## DATA EXCERPT:

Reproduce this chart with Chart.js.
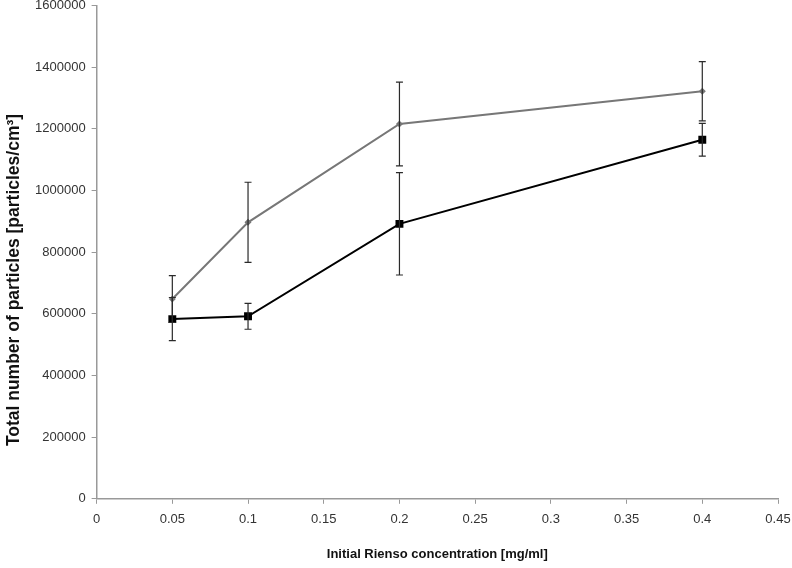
<!DOCTYPE html>
<html>
<head>
<meta charset="utf-8">
<script src="https://cdn.jsdelivr.net/npm/chart.js@4"></script>
<style>
  body { margin: 0; background: #fff; }
</style>
</head>
<body>
<canvas id="myChart" width="792" height="568"></canvas>
<script>
// concentrations [mg/ml]
var conc = [0.05, 0.1, 0.2, 0.4];
// grey series (diamonds) and its error
var greyVals = [648000, 897000, 1216000, 1322000];
var greyErr = [76000, 130000, 136000, 96000];
// black series (squares) and its error
var blackVals = [583000, 592000, 892000, 1165000];
var blackErr = [70000, 42000, 166000, 53000];

var xTicks = [0, 0.05, 0.1, 0.15, 0.2, 0.25, 0.3, 0.35, 0.4, 0.45];
var yTitle = 'Total number of particles [particles/cm\u00b3]';

function pts(vals){
    return conc.map((c,i)=>({x:c, y:vals[i]}))
}

// draws the vertical error bars through the chart scales
var errorBars = {
    id: 'errorBars',
    afterDatasetsDraw(chart){
        let c = chart.ctx
        let xs = chart.scales.x, ys = chart.scales.y
        let sets = [greyErr, blackErr]
        chart.data.datasets.forEach((ds, k) => {
            c.save()
            c.strokeStyle = '#2a2a2a'
            c.lineWidth = 1.2
            ds.data.forEach((p, i) => {
                let px = xs.getPixelForValue(p.x)
                let top = ys.getPixelForValue(p.y + sets[k][i])
                let bot = ys.getPixelForValue(p.y - sets[k][i])
                c.beginPath()
                c.moveTo(px, top); c.lineTo(px, bot)
                c.moveTo(px-3.5, top); c.lineTo(px+3.5, top)
                c.moveTo(px-3.5, bot); c.lineTo(px+3.5, bot)
                c.stroke()
            })
            c.restore()
        })
    }
}

// y axis title sits a bit below the plot centre in the original
var yTitlePlugin = {
    id: 'yTitle',
    afterDraw(chart){
        let c = chart.ctx
        c.save()
        c.translate(14, 280)
        c.rotate(-Math.PI/2)
        c.textAlign = 'center'
        c.textBaseline = 'middle'
        c.fillStyle = '#111'
        c.font = 'bold 17.5px "Liberation Sans"'
        c.fillText(yTitle, 0, 0)
        c.restore()
    }
}

var ctx = document.getElementById('myChart').getContext('2d');
var myChart = new Chart(ctx, {
    type: 'scatter',
    data: {
      datasets: [{
          label: 'grey',
          data: pts(greyVals),
          showLine: true,
          borderColor: '#777777',
          backgroundColor: '#777777',
          borderWidth: 2,
          pointStyle: 'rectRot',
          pointRadius: 3.5,
          pointBorderWidth: 0
        },
        {
          label: 'black',
          data: pts(blackVals),
          showLine: true,
          borderColor: '#000000',
          backgroundColor: '#000000',
          borderWidth: 2,
          pointStyle: 'rect',
          pointRadius: 5.6,
          pointBorderWidth: 0
        }]
    },
    options: {
      responsive: false,
      animation: false,
      layout: { padding: { top: 0, right: 0, bottom: 6, left: 29 } },
      plugins: { legend: { display: false }, tooltip: { enabled: false } },
      scales: {
        x: {
          type: 'linear',
          min: 0, max: 0.45,
          afterBuildTicks: axis => { axis.ticks = xTicks.map(v => ({value: v})) },
          afterFit: s => { s.paddingRight = 14 },
          ticks: {
            color: '#333',
            font: { family: 'Liberation Sans', size: 13 },
            padding: 8,
            maxRotation: 0,
            callback: v => String(+v.toFixed(2))
          },
          grid: { drawOnChartArea: false, drawTicks: true, tickLength: 5, color: '#999' },
          border: { color: '#999', width: 1.5 },
          title: {
            display: true,
            text: 'Initial Rienso concentration [mg/ml]',
            color: '#111',
            font: { family: 'Liberation Sans', size: 13, weight: 'bold' },
            padding: { top: 11, bottom: 0 }
          }
        },
        y: {
          min: 0, max: 1600000,
          afterFit: s => { s.paddingTop = 5 },
          ticks: {
            stepSize: 200000,
            color: '#333',
            font: { family: 'Liberation Sans', size: 13 },
            padding: 6,
            callback: v => String(v)
          },
          grid: { drawOnChartArea: false, drawTicks: true, tickLength: 5, color: '#999' },
          border: { color: '#999', width: 1.5 }
        }
      }
    },
    plugins: [errorBars, yTitlePlugin]
  });
</script>
</body>
</html>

## GOAL:
Skip every picture and return the lines above from the top through the one that contains "var yTitle = 'Total".

## EXERCISE RESULT:
Reproduce this chart with Chart.js.
<!DOCTYPE html>
<html>
<head>
<meta charset="utf-8">
<script src="https://cdn.jsdelivr.net/npm/chart.js@4"></script>
<style>
  body { margin: 0; background: #fff; }
</style>
</head>
<body>
<canvas id="myChart" width="792" height="568"></canvas>
<script>
// concentrations [mg/ml]
var conc = [0.05, 0.1, 0.2, 0.4];
// grey series (diamonds) and its error
var greyVals = [648000, 897000, 1216000, 1322000];
var greyErr = [76000, 130000, 136000, 96000];
// black series (squares) and its error
var blackVals = [583000, 592000, 892000, 1165000];
var blackErr = [70000, 42000, 166000, 53000];

var xTicks = [0, 0.05, 0.1, 0.15, 0.2, 0.25, 0.3, 0.35, 0.4, 0.45];
var yTitle = 'Total number of particles [particles/cm\u00b3]';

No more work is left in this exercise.